Kennedy's boat was sunk by a Japanese destroyer in the Blackett Strait in August 1943 off Gizo, the main town of western Solomon Islands. The Solomons' main island, Guadalcanal, was the scene of fierce World War II fighting. 


Earthquake Rocks Solomons Islands



Waura said people on Rannonga island showed his team the wreckage sitting on dry ground. 

"We were amazed by this finding, as previously this wreckage had long been sitting under the sea and rusting in peace without anyone knowing about it," New Zealand Press Association quoted Waura as saying. 

Only the boat's hull with its deadly cargo of explosives remained intact, he said. 



Waura said a Solomon Islands Police Force bomb disposal unit would be sent to the island to safely detonate the explosives. 

Kennedy was a lieutenant in the U.S. Navy serving in the Pacific when his PT-109 was cut in two by the Japanese destroyer. Two crew were killed, but Kennedy and the vessel's other survivors clung to the wreckage before swimming to a nearby island. The experience earned Kennedy the Navy and Marine Corps Medal. 

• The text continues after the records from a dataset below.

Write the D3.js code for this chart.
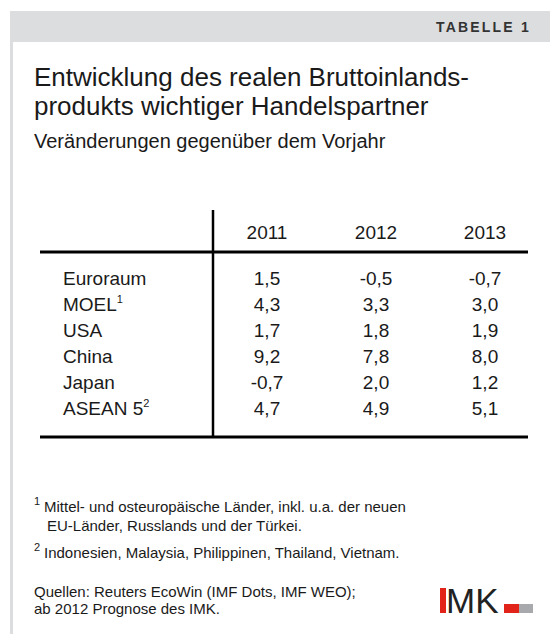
<!DOCTYPE html>
<html>
<head>
<meta charset="utf-8">
<script src="https://cdn.jsdelivr.net/npm/d3@7"></script>
<style>
  body { margin: 0; background: #fff; }
  svg { display: block; font-family: "Liberation Sans", Arial, sans-serif; }
</style>
</head>
<body>
<svg id="chart" width="550" height="634"></svg>
<script>
// table content
var years = ["2011", "2012", "2013"];
var countries = ["Euroraum", "MOEL", "USA", "China", "Japan", "ASEAN 5"];
var marks = ["", "1", "", "", "", "2"];
var v2011 = [1.5, 4.3, 1.7, 9.2, -0.7, 4.7];
var v2012 = [-0.5, 3.3, 1.8, 7.8, 2.0, 4.9];
var v2013 = [-0.7, 3.0, 1.9, 8.0, 1.2, 5.1];

var titleLines = ["Entwicklung des realen Bruttoinlands-", "produkts wichtiger Handelspartner"];
var subtitle = "Veränderungen gegenüber dem Vorjahr";
var notes = [
  {mark: "1", lines: ["Mittel- und osteuropäische Länder, inkl. u.a. der neuen", "EU-Länder, Russlands und der Türkei."]},
  {mark: "2", lines: ["Indonesien, Malaysia, Philippinen, Thailand, Vietnam."]}
];
var source = ["Quellen: Reuters EcoWin (IMF Dots, IMF WEO);", "ab 2012 Prognose des IMK."];

var svg = d3.select("#chart");
var grey = "#dcdddf";
var ink = "#1a1a1a";

var de = d3.formatLocale({decimal: ",", thousands: ".", grouping: [3], currency: ["", " €"], minus: "-"});
var fmt = de.format(".1f");

// frame
svg.append("rect").attr("x", 10).attr("y", 11).attr("width", 540).attr("height", 31).attr("fill", grey);
svg.append("rect").attr("x", 10).attr("y", 42).attr("width", 3).attr("height", 592).attr("fill", grey);

svg.append("text")
    .attr("x", 531).attr("y", 32)
    .attr("text-anchor", "end")
    .attr("font-size", 14).attr("font-weight", "bold")
    .attr("letter-spacing", 2.2)
    .attr("fill", "#333")
    .text("TABELLE 1");

svg.append("g").selectAll("text")
    .data(titleLines)
    .join("text")
    .attr("x", 34).attr("y", (d, i) => 86 + i * 29)
    .attr("font-size", 26).attr("fill", ink)
    .text(d => d);

svg.append("text")
    .attr("x", 34).attr("y", 148)
    .attr("font-size", 20).attr("fill", ink)
    .text(subtitle);

// table
var x = d3.scalePoint().domain(years).range([267, 485]);
var y = d3.scalePoint().domain(countries).range([285, 415]);

var rows = countries.map((c, i) => ({name: c, mark: marks[i], vals: [v2011[i], v2012[i], v2013[i]]}));

var table = svg.append("g").attr("font-size", 19).attr("fill", ink);

table.append("line")
    .attr("x1", 213).attr("x2", 213).attr("y1", 210).attr("y2", 437)
    .attr("stroke", "#000").attr("stroke-width", 2.5);
table.selectAll("line.rule")
    .data([252, 437])
    .join("line")
    .attr("class", "rule")
    .attr("x1", 40).attr("x2", 528).attr("y1", d => d).attr("y2", d => d)
    .attr("stroke", "#000").attr("stroke-width", 3);

table.selectAll("text.year")
    .data(years)
    .join("text")
    .attr("class", "year")
    .attr("x", d => x(d)).attr("y", 239)
    .attr("text-anchor", "middle")
    .text(d => d);

var row = table.selectAll("g.row")
    .data(rows)
    .join("g")
    .attr("class", "row")
    .attr("transform", d => `translate(0,${y(d.name)})`);

var lab = row.append("text").attr("x", 63);
lab.append("tspan").text(d => d.name);
lab.append("tspan")
    .attr("font-size", 11).attr("dy", -8)
    .text(d => d.mark);

row.selectAll("text.val")
    .data(d => d.vals)
    .join("text")
    .attr("class", "val")
    .attr("x", (d, i) => x(years[i]))
    .attr("text-anchor", "middle")
    .text(d => fmt(d));

// footnotes
var fn = svg.append("g").attr("font-size", 15).attr("fill", ink);
var fy = [512, 558];
notes.forEach((n, k) => {
  fn.append("text").attr("x", 34).attr("y", fy[k] - 7).attr("font-size", 11).text(n.mark);
  n.lines.forEach((l, j) => {
    fn.append("text").attr("x", j ? 47 : 44).attr("y", fy[k] + j * 19).text(l);
  });
});
fn.selectAll("text.src")
    .data(source)
    .join("text")
    .attr("class", "src")
    .attr("x", 34).attr("y", (d, i) => 597 + i * 17)
    .text(d => d);

// logo
var logo = svg.append("g");
logo.append("rect").attr("x", 440).attr("y", 588).attr("width", 6).attr("height", 25).attr("fill", "#e2231a");
logo.append("text").attr("x", 446).attr("y", 613)
    .attr("font-size", 35).attr("fill", "#222")
    .text("MK");
logo.append("rect").attr("x", 504).attr("y", 604).attr("width", 15).attr("height", 9).attr("fill", "#e2231a");
logo.append("rect").attr("x", 519).attr("y", 604).attr("width", 14).attr("height", 9).attr("fill", "#a7a9ac");
</script>
</body>
</html>
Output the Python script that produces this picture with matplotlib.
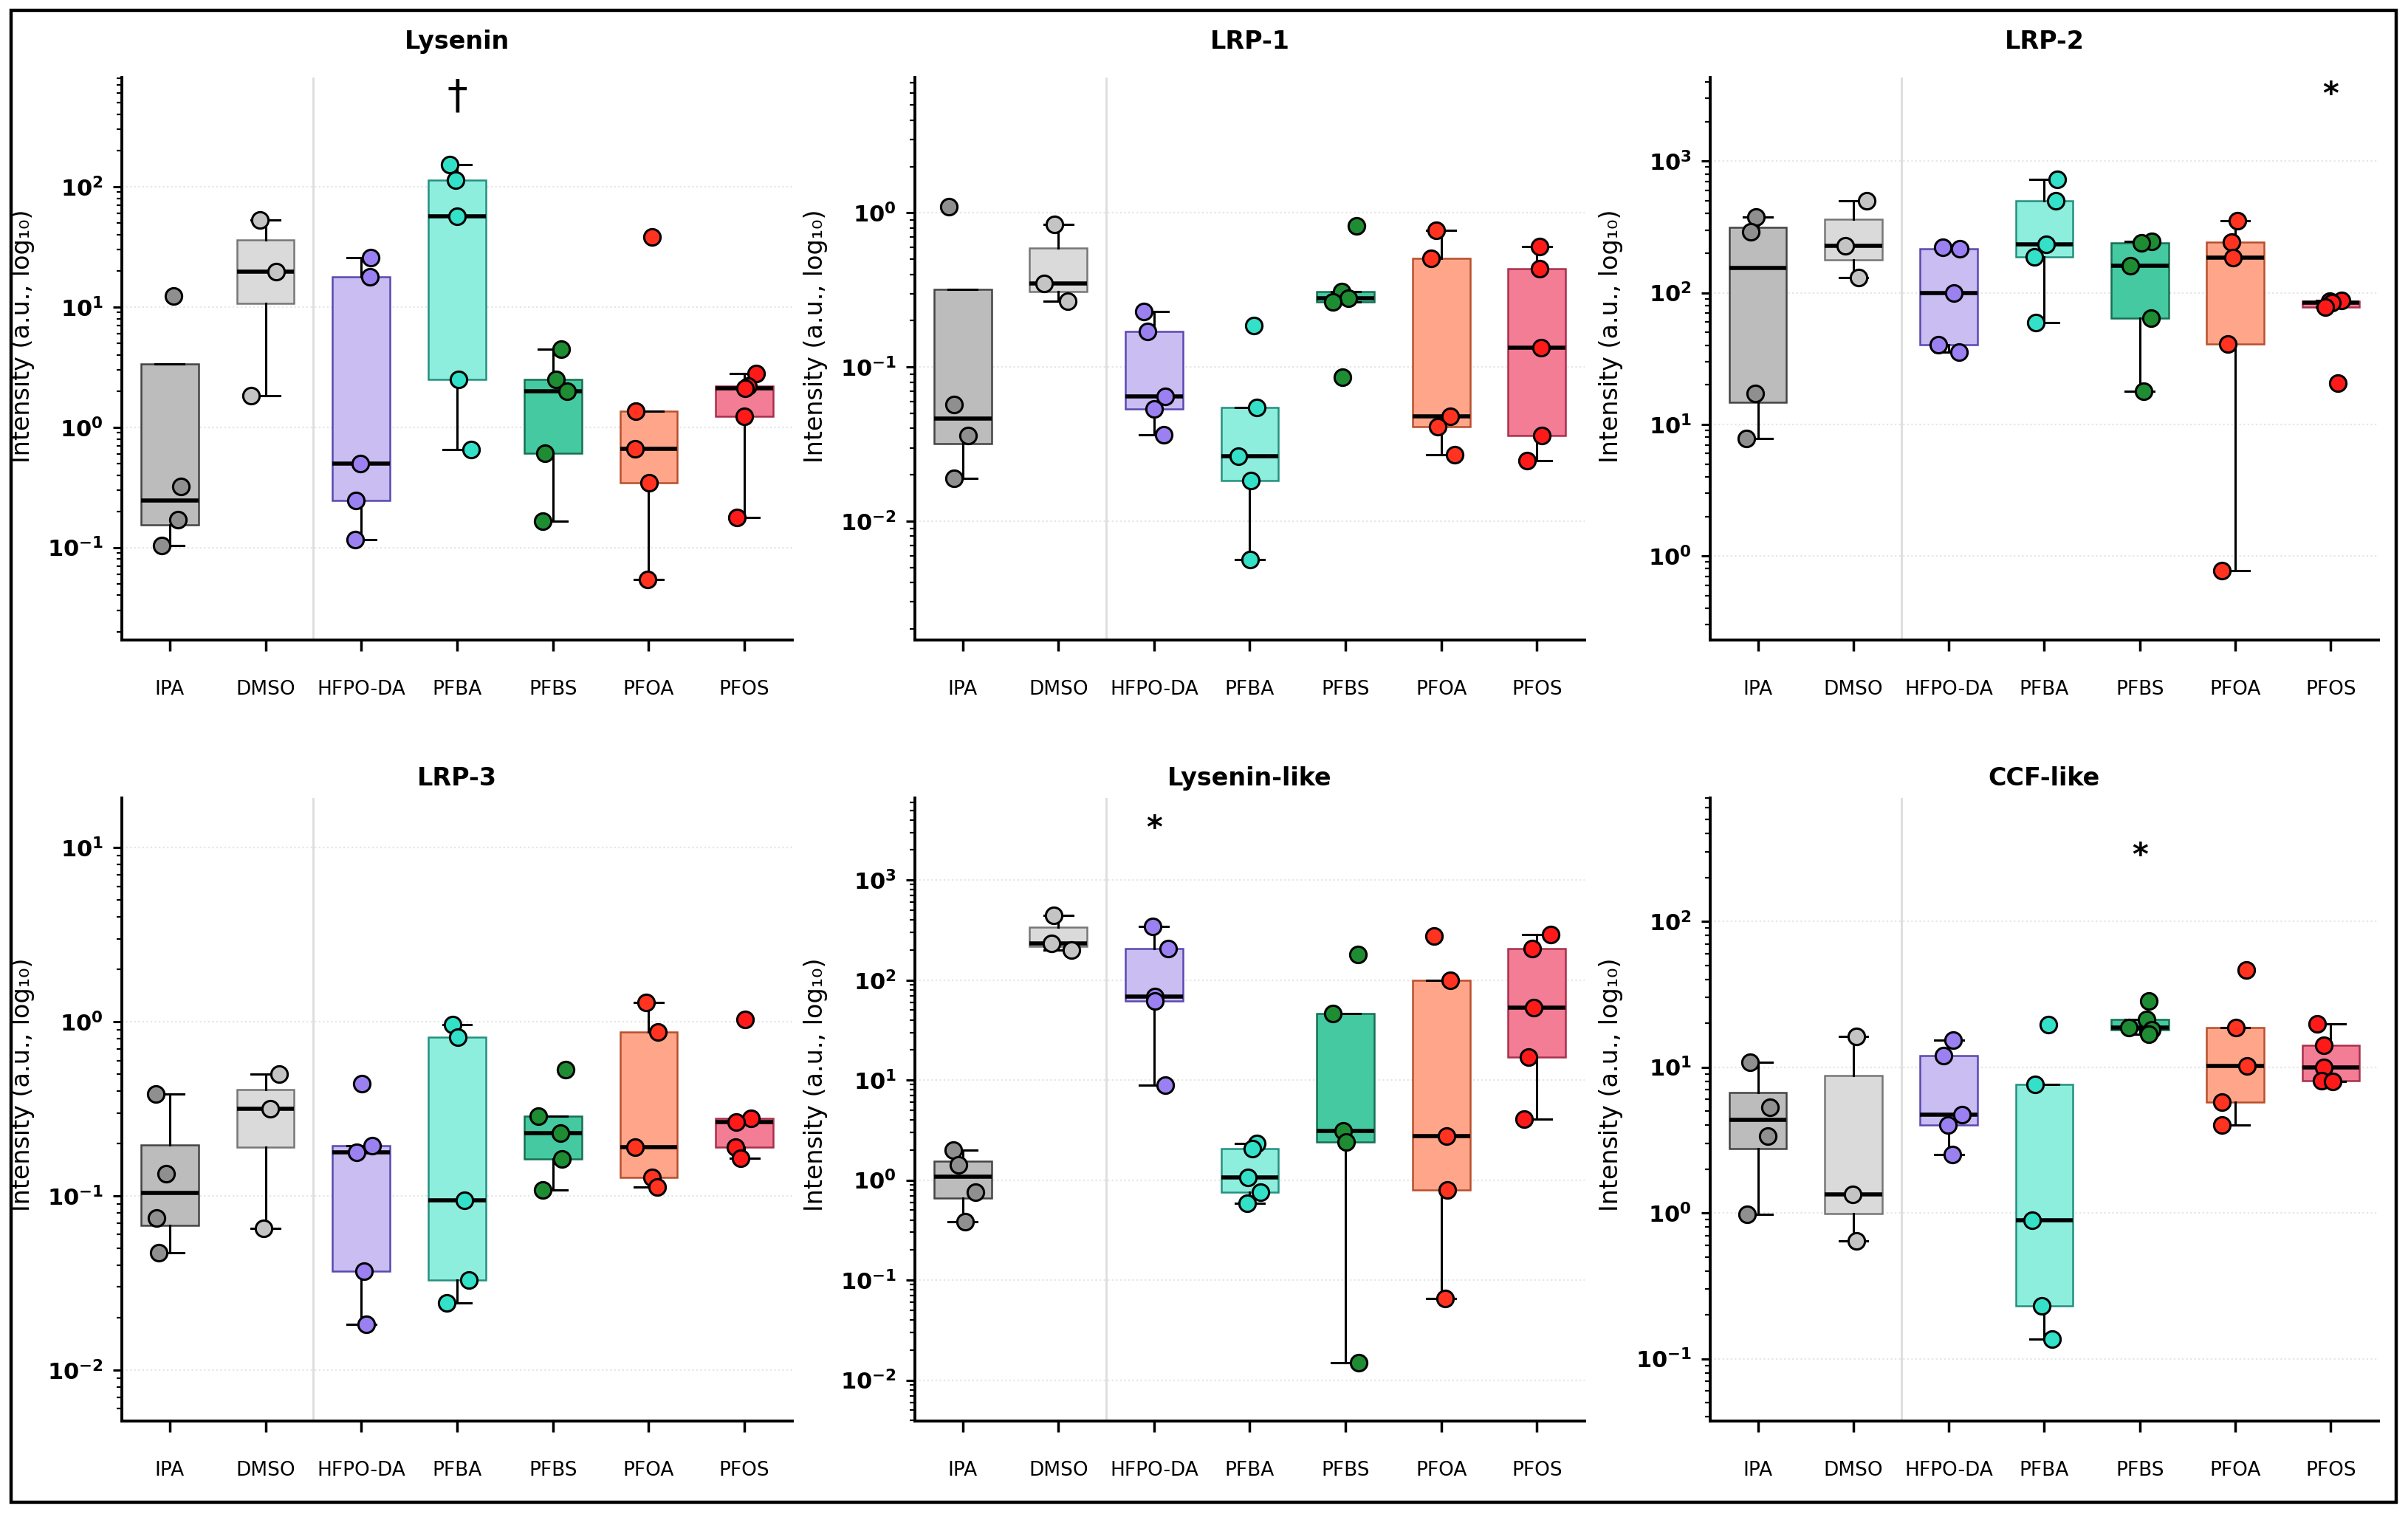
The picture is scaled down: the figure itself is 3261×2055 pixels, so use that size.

Wreckage from PT-109 was found in 2002 by shipwreck hunter Robert Ballard, who also found the Titanic as well as other notable sunken ships.


----------



## aleddy (Apr 8, 2006)

One of the many marvels of Mother Nature plus copping our own back in the face generations later and a presentation of our history all in one.
Actually very exciting stuff, thanks for posting John, hope the media pick up on it or have they missed it already
Cheers
Ted


----------



## raybnz (Sep 10, 2005)

After reading this I was wondering if there was a rather large earthquake between NZ and Panama what it may bring up. 

All those ships and their beer drinking crews. What a site it would be. Empty Barclay and Harp plus others cans for miles.

And no doubt on other busy shipping routes it would be the same.


----------



## paul0510 (Jul 25, 2005)

wonder what the quake in the Channel unearthed yesterday. According to the folks in Folkestone, though, smoke-stacks were falling down and not being dredged up ;-))))


----------